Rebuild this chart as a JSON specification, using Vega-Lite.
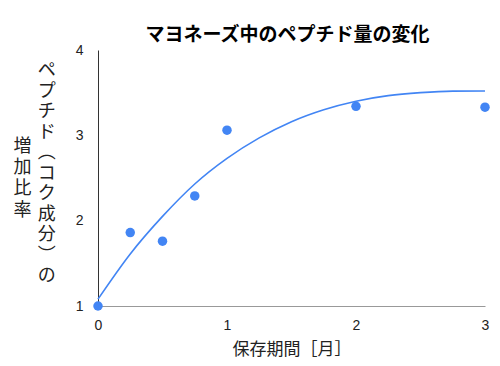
{
  "$schema": "https://vega.github.io/schema/vega-lite/v6.json",
  "width": 387,
  "height": 256,
  "autosize": {"type": "none"},
  "padding": {"left": 98, "top": 50, "right": 15, "bottom": 60},
  "background": "white",
  "config": {
    "font": "Liberation Sans, Noto Sans CJK JP",
    "view": {"stroke": null},
    "axis": {"grid": false, "ticks": false, "labelFlush": false, "labelFont": "Liberation Sans", "labelFontSize": 14, "labelColor": "#222", "titleFont": "Noto Sans CJK JP", "titleFontWeight": "normal", "titleColor": "#222"}
  },
  "title": {"text": "マヨネーズ中のペプチド量の変化", "font": "Noto Sans CJK JP", "fontSize": 19, "fontWeight": "bold", "color": "#000", "anchor": "middle", "frame": "group", "offset": 1, "dx": -4, "dy": 5},
  "datasets": {
    "points": [
      {"month": 0, "ratio": 1.0},
      {"month": 0.25, "ratio": 1.86},
      {"month": 0.5, "ratio": 1.76},
      {"month": 0.75, "ratio": 2.29},
      {"month": 1, "ratio": 3.06},
      {"month": 2, "ratio": 3.34},
      {"month": 3, "ratio": 3.33}
    ],
    "trend": [
      {"month": 0, "ratio": 1.08},
      {"month": 0.25, "ratio": 1.61},
      {"month": 0.5, "ratio": 2.05},
      {"month": 0.75, "ratio": 2.43},
      {"month": 1, "ratio": 2.73},
      {"month": 1.25, "ratio": 2.97},
      {"month": 1.5, "ratio": 3.16},
      {"month": 1.75, "ratio": 3.3},
      {"month": 2, "ratio": 3.4},
      {"month": 2.25, "ratio": 3.465},
      {"month": 2.5, "ratio": 3.5},
      {"month": 2.75, "ratio": 3.518},
      {"month": 3, "ratio": 3.52}
    ]
  },
  "layer": [
    {
      "data": {"name": "points"},
      "mark": {"type": "circle", "size": 90, "opacity": 1, "color": "#4285F4"},
      "encoding": {
        "x": {"field": "month", "type": "quantitative", "scale": {"domain": [0, 3], "nice": false},
              "axis": {"values": [0, 1, 2, 3], "format": "d", "title": "保存期間［月］", "titleFontSize": 17, "labelPadding": 12, "titlePadding": 9, "domainColor": "#999"}},
        "y": {"field": "ratio", "type": "quantitative", "scale": {"domain": [1, 4], "nice": false},
              "axis": {"orient": "left", "values": [1, 2, 3, 4], "format": "d", "labelPadding": 15, "domainColor": "#333",
                       "title": ["", "ペ", "プ", "チ", "ド", "︵", "コ", "ク", "成", "分", "︶", "の"],
                       "titleAnchor": "end", "titleAngle": 0, "titleAlign": "center", "titleBaseline": "middle", "titleFontSize": 18, "titleLineHeight": 20.5, "titlePadding": -196.5}}
      }
    },
    {
      "data": {"name": "trend"},
      "mark": {"type": "line", "interpolate": "monotone", "strokeWidth": 1.6, "color": "#4285F4"},
      "encoding": {
        "x": {"field": "month", "type": "quantitative", "title": "保存期間［月］"},
        "y": {"field": "ratio", "type": "quantitative",
              "axis": {"orient": "left", "labels": false, "domain": false, "ticks": false,
                       "title": ["⠀", "⠀", "⠀", "⠀", "増", "加", "比", "率"],
                       "titleAnchor": "end", "titleAngle": 0, "titleAlign": "center", "titleBaseline": "line-top", "titleFontSize": 18, "titleLineHeight": 21.3, "titlePadding": -73.1}}
      }
    }
  ],
  "resolve": {"axis": {"y": "independent"}}
}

§ **Goal of the exercise**
Return all of the data exactly as written, and drop the pictures.

§ **Answer for the task**
Rebuild this chart as a JSON specification, using Vega-Lite.
{
  "$schema": "https://vega.github.io/schema/vega-lite/v6.json",
  "width": 387,
  "height": 256,
  "autosize": {"type": "none"},
  "padding": {"left": 98, "top": 50, "right": 15, "bottom": 60},
  "background": "white",
  "config": {
    "font": "Liberation Sans, Noto Sans CJK JP",
    "view": {"stroke": null},
    "axis": {"grid": false, "ticks": false, "labelFlush": false, "labelFont": "Liberation Sans", "labelFontSize": 14, "labelColor": "#222", "titleFont": "Noto Sans CJK JP", "titleFontWeight": "normal", "titleColor": "#222"}
  },
  "title": {"text": "マヨネーズ中のペプチド量の変化", "font": "Noto Sans CJK JP", "fontSize": 19, "fontWeight": "bold", "color": "#000", "anchor": "middle", "frame": "group", "offset": 1, "dx": -4, "dy": 5},
  "datasets": {
    "points": [
      {"month": 0, "ratio": 1.0},
      {"month": 0.25, "ratio": 1.86},
      {"month": 0.5, "ratio": 1.76},
      {"month": 0.75, "ratio": 2.29},
      {"month": 1, "ratio": 3.06},
      {"month": 2, "ratio": 3.34},
      {"month": 3, "ratio": 3.33}
    ],
    "trend": [
      {"month": 0, "ratio": 1.08},
      {"month": 0.25, "ratio": 1.61},
      {"month": 0.5, "ratio": 2.05},
      {"month": 0.75, "ratio": 2.43},
      {"month": 1, "ratio": 2.73},
      {"month": 1.25, "ratio": 2.97},
      {"month": 1.5, "ratio": 3.16},
      {"month": 1.75, "ratio": 3.3},
      {"month": 2, "ratio": 3.4},
      {"month": 2.25, "ratio": 3.465},
      {"month": 2.5, "ratio": 3.5},
      {"month": 2.75, "ratio": 3.518},
      {"month": 3, "ratio": 3.52}
    ]
  },
  "layer": [
    {
      "data": {"name": "points"},
      "mark": {"type": "circle", "size": 90, "opacity": 1, "color": "#4285F4"},
      "encoding": {
        "x": {"field": "month", "type": "quantitative", "scale": {"domain": [0, 3], "nice": false},
              "axis": {"values": [0, 1, 2, 3], "format": "d", "title": "保存期間［月］", "titleFontSize": 17, "labelPadding": 12, "titlePadding": 9, "domainColor": "#999"}},
        "y": {"field": "ratio", "type": "quantitative", "scale": {"domain": [1, 4], "nice": false},
              "axis": {"orient": "left", "values": [1, 2, 3, 4], "format": "d", "labelPadding": 15, "domainColor": "#333",
                       "title": ["", "ペ", "プ", "チ", "ド", "︵", "コ", "ク", "成", "分", "︶", "の"],
                       "titleAnchor": "end", "titleAngle": 0, "titleAlign": "center", "titleBaseline": "middle", "titleFontSize": 18, "titleLineHeight": 20.5, "titlePadding": -196.5}}
      }
    },
    {
      "data": {"name": "trend"},
      "mark": {"type": "line", "interpolate": "monotone", "strokeWidth": 1.6, "color": "#4285F4"},
      "encoding": {
        "x": {"field": "month", "type": "quantitative", "title": "保存期間［月］"},
        "y": {"field": "ratio", "type": "quantitative",
              "axis": {"orient": "left", "labels": false, "domain": false, "ticks": false,
                       "title": ["⠀", "⠀", "⠀", "⠀", "増", "加", "比", "率"],
                       "titleAnchor": "end", "titleAngle": 0, "titleAlign": "center", "titleBaseline": "line-top", "titleFontSize": 18, "titleLineHeight": 21.3, "titlePadding": -73.1}}
      }
    }
  ],
  "resolve": {"axis": {"y": "independent"}}
}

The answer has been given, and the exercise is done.